COLUMBIA -- While suspended quarterback Stephen Garcia continues to await a verdict on his college football career at South Carolina, the 23-year-old's undergraduate academic career at the school ended Saturday morning with a walk across the Colonial Life Arena stage.
Garcia shook the hand of USC president Harris Pastides and accepted his degree in sociology as a part of the university's graduation ceremony. Garcia called graduation the "first step" on the road to a return to the team, though his fate is ultimately in the hands of Pastides, athletic director Eric Hyman and coach Steve Spurrier.
Since his indefinite suspension was announced by Hyman on April 6, just days before the spring game, Garcia has been working to complete his classwork. He said he has regularly communicated with Spurrier and quarterbacks coach G.A. Mangus.

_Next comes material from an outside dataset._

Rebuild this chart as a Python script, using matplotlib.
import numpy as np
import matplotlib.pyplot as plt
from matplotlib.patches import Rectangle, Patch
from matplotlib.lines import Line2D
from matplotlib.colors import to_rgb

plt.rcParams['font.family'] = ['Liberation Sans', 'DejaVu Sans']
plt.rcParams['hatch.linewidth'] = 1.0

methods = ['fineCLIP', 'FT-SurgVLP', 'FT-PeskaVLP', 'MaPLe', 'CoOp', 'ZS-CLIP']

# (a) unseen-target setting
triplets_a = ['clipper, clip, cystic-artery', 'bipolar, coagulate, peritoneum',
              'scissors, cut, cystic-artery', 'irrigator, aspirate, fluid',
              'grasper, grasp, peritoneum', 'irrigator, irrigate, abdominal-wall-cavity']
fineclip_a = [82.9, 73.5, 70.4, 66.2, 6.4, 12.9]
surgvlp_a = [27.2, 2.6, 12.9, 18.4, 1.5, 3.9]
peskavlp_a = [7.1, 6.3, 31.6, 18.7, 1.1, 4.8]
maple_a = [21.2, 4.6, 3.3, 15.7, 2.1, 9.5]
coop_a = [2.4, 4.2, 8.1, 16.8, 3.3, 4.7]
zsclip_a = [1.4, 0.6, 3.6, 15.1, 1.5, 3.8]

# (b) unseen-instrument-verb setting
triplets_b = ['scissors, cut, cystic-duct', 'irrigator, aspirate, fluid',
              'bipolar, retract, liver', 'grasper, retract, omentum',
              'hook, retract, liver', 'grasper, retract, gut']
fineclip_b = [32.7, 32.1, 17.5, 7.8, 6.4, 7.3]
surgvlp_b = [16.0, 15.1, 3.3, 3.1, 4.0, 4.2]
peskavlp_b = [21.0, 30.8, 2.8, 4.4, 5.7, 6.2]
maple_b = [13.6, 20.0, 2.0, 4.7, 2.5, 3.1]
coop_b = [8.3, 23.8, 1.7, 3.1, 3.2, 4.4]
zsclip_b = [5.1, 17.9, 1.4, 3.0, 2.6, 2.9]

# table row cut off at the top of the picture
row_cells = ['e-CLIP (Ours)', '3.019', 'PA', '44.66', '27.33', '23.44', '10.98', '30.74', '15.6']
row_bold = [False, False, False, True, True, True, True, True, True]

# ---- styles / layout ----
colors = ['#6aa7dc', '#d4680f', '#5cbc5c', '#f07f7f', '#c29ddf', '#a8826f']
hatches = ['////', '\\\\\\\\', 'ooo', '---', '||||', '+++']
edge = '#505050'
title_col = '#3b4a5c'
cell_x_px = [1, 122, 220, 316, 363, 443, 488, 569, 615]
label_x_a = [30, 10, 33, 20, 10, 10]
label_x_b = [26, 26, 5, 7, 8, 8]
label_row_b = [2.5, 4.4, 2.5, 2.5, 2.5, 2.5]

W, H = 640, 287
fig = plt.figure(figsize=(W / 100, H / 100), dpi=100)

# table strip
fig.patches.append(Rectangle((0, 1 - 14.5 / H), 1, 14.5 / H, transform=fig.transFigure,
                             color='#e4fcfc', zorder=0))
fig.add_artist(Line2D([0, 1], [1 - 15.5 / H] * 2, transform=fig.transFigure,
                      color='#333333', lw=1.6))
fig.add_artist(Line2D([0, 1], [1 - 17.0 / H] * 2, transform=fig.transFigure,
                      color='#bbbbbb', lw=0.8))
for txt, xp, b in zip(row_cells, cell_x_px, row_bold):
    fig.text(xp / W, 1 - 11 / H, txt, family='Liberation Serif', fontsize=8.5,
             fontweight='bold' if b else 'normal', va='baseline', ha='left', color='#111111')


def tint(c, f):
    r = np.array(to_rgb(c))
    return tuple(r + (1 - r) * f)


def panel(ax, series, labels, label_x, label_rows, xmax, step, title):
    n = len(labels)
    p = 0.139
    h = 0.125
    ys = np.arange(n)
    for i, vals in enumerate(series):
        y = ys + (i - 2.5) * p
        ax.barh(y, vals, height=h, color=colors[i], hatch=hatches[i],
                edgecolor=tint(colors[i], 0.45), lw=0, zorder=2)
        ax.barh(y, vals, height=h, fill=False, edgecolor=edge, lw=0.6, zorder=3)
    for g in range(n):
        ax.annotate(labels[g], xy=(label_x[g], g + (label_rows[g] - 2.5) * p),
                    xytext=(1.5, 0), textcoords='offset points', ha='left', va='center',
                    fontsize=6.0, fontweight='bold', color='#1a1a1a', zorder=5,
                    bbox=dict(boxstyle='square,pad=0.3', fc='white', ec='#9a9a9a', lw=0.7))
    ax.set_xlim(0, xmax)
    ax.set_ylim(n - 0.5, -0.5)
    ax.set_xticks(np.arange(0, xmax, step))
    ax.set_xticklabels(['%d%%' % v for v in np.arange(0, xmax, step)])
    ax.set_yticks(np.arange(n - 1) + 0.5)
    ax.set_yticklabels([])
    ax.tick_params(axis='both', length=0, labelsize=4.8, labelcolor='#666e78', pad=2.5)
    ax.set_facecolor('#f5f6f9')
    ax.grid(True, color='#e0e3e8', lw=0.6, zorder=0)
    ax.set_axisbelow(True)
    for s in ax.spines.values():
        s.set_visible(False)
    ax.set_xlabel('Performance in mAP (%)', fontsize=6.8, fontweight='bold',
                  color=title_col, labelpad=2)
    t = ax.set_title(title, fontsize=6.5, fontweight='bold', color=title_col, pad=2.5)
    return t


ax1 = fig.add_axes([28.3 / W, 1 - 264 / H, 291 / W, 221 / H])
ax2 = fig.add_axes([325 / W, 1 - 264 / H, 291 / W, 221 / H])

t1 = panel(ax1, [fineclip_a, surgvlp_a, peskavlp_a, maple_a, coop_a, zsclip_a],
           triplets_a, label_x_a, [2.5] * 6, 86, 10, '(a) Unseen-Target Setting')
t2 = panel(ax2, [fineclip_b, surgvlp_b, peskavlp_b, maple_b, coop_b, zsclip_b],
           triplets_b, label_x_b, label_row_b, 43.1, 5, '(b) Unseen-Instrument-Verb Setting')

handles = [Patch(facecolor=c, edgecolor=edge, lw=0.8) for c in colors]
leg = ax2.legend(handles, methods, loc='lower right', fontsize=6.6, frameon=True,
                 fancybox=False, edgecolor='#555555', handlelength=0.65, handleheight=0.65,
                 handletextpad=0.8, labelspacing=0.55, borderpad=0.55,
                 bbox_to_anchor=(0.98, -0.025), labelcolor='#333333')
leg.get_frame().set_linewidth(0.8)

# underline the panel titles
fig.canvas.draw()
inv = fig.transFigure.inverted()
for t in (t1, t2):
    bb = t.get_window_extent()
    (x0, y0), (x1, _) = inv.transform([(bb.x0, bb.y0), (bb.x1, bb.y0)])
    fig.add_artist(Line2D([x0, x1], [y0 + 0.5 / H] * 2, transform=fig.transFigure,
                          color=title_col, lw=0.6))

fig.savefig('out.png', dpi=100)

Though Garcia could transfer anywhere as a graduate student -- something even Spurrier has mentioned -- he has said he wants to return to USC for his fifth and final season. The Gamecocks reached the SEC championship game a year ago for the first time, and Garcia believes the 2011 team has a good chance to return to Atlanta and win the school's first SEC title.

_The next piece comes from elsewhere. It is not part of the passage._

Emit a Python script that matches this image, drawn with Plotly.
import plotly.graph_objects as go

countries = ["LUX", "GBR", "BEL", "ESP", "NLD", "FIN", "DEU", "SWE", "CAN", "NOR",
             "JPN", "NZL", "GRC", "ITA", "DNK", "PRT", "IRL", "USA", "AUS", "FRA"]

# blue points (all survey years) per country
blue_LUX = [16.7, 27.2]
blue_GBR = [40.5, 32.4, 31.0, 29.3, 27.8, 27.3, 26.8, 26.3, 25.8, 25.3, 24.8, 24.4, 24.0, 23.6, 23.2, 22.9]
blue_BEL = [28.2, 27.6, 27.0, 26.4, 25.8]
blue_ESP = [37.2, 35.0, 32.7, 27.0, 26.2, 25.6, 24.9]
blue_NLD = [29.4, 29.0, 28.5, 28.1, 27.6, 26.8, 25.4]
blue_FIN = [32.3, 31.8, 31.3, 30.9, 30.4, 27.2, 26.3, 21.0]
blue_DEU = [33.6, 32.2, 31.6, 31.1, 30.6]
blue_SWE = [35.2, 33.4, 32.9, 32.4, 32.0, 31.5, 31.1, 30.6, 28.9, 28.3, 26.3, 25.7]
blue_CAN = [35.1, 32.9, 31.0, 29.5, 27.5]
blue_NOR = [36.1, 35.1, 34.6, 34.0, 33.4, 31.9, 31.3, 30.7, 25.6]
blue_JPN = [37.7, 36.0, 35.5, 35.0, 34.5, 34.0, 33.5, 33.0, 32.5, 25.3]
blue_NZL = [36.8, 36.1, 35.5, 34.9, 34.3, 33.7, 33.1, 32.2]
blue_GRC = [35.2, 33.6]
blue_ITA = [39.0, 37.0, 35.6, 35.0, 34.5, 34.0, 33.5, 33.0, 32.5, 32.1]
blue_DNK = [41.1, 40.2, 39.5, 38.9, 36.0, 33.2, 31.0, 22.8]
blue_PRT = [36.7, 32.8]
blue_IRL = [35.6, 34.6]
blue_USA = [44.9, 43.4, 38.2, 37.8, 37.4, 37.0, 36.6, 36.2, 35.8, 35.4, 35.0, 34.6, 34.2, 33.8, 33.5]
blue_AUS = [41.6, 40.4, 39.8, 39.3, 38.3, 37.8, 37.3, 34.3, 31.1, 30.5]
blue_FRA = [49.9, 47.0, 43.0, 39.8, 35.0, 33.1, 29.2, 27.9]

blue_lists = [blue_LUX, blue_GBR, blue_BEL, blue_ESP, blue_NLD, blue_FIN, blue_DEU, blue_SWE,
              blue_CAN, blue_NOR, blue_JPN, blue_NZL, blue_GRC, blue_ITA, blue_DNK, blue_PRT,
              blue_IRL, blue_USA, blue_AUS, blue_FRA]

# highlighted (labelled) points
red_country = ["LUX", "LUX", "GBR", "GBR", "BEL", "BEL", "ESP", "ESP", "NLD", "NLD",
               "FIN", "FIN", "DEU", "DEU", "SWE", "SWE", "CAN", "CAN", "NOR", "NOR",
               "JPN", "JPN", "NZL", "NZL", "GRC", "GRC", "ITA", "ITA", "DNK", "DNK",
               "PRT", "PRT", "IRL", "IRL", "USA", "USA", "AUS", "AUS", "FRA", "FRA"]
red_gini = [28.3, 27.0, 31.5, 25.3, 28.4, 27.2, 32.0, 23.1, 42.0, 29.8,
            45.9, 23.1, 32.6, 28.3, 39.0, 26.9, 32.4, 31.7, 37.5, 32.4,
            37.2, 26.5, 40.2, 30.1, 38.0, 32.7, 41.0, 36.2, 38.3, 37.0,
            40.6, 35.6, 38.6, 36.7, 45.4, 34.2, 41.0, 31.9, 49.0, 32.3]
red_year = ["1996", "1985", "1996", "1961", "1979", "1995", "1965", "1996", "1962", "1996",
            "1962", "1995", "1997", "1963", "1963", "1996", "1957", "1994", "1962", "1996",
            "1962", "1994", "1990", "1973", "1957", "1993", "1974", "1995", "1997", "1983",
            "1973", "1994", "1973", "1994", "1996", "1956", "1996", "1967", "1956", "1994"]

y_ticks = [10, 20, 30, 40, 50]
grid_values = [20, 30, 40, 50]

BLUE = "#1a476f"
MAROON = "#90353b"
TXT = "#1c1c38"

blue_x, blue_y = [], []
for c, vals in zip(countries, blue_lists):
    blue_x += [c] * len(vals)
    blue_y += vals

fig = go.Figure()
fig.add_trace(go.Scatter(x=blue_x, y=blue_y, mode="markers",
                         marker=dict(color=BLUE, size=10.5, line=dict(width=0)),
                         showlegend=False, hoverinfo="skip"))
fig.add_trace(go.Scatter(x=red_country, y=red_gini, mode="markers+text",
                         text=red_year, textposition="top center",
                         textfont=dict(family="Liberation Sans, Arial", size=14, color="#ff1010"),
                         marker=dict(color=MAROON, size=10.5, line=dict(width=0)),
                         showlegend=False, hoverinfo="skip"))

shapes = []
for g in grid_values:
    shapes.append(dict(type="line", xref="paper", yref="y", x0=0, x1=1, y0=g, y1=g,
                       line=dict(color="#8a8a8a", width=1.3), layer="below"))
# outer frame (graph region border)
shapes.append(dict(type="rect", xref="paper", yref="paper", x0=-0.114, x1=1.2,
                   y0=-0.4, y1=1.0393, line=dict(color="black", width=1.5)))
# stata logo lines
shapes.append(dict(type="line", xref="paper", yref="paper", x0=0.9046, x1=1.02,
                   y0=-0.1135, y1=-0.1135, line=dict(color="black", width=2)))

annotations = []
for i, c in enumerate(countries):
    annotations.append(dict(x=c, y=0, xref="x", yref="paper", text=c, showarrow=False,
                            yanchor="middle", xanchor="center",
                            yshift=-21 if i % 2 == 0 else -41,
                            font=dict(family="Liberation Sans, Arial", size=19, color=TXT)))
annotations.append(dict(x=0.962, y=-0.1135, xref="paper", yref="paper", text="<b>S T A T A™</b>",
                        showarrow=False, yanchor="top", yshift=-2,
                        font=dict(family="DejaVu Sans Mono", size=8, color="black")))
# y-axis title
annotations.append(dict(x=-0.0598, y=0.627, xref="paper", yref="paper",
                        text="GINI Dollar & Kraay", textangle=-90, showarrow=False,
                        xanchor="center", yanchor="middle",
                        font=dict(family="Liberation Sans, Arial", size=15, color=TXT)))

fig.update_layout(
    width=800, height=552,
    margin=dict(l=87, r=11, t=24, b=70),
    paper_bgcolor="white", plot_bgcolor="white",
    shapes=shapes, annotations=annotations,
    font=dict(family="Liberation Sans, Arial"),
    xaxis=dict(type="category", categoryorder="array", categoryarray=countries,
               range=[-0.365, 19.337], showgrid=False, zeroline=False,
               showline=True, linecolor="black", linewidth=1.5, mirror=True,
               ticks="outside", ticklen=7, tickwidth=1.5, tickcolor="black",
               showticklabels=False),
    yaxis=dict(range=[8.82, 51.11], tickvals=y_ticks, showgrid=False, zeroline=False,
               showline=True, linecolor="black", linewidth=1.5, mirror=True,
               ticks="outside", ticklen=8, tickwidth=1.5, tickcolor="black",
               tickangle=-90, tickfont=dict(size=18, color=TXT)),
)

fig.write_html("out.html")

A decision is expected in the next few weeks, and many anticipate Garcia will be reinstated by June, in time for summer workouts.
Garcia has been suspended five times in four-plus years, the most recent coming after an outburst at an SEC-mandated life skills function. Garcia later admitted to Spurrier he had been drinking before the meeting.
Earlier this week, Spurrier deemed Garcia's repeated misdeeds as "several minor, immature issues." Garcia has not been arrested since his first semester, in 2007. The suspensions have not involved police at all since a 2008 citation for having alcohol on campus.
Garcia missed the first week of this spring because of an incident during bowl week involving alcohol and girls in his Atlanta hotel room. He "guaranteed" after that suspension that he would stay out of trouble, only to again wind up in hot water less than two weeks later.
The arena, filled with about 15,000 graduates, friends and family, had a mild reaction when Garcia's name was announced. A few people applauded and cheered while at least one booed. Others seemed to gasp as they heard the familiar name amid hundreds of others. He strode across the stage, smiling, and was greeted by USC trustee Mark Buyck at the opposite side. Buyck, a family friend throughout Garcia's stay at USC, came all the way off the stage to greet and congratulate Garcia.
Among other USC players who graduated were former linebacker Jasper Brinkley, former defensive end Cliff Matthews and current defensive tackle Travian Robertson.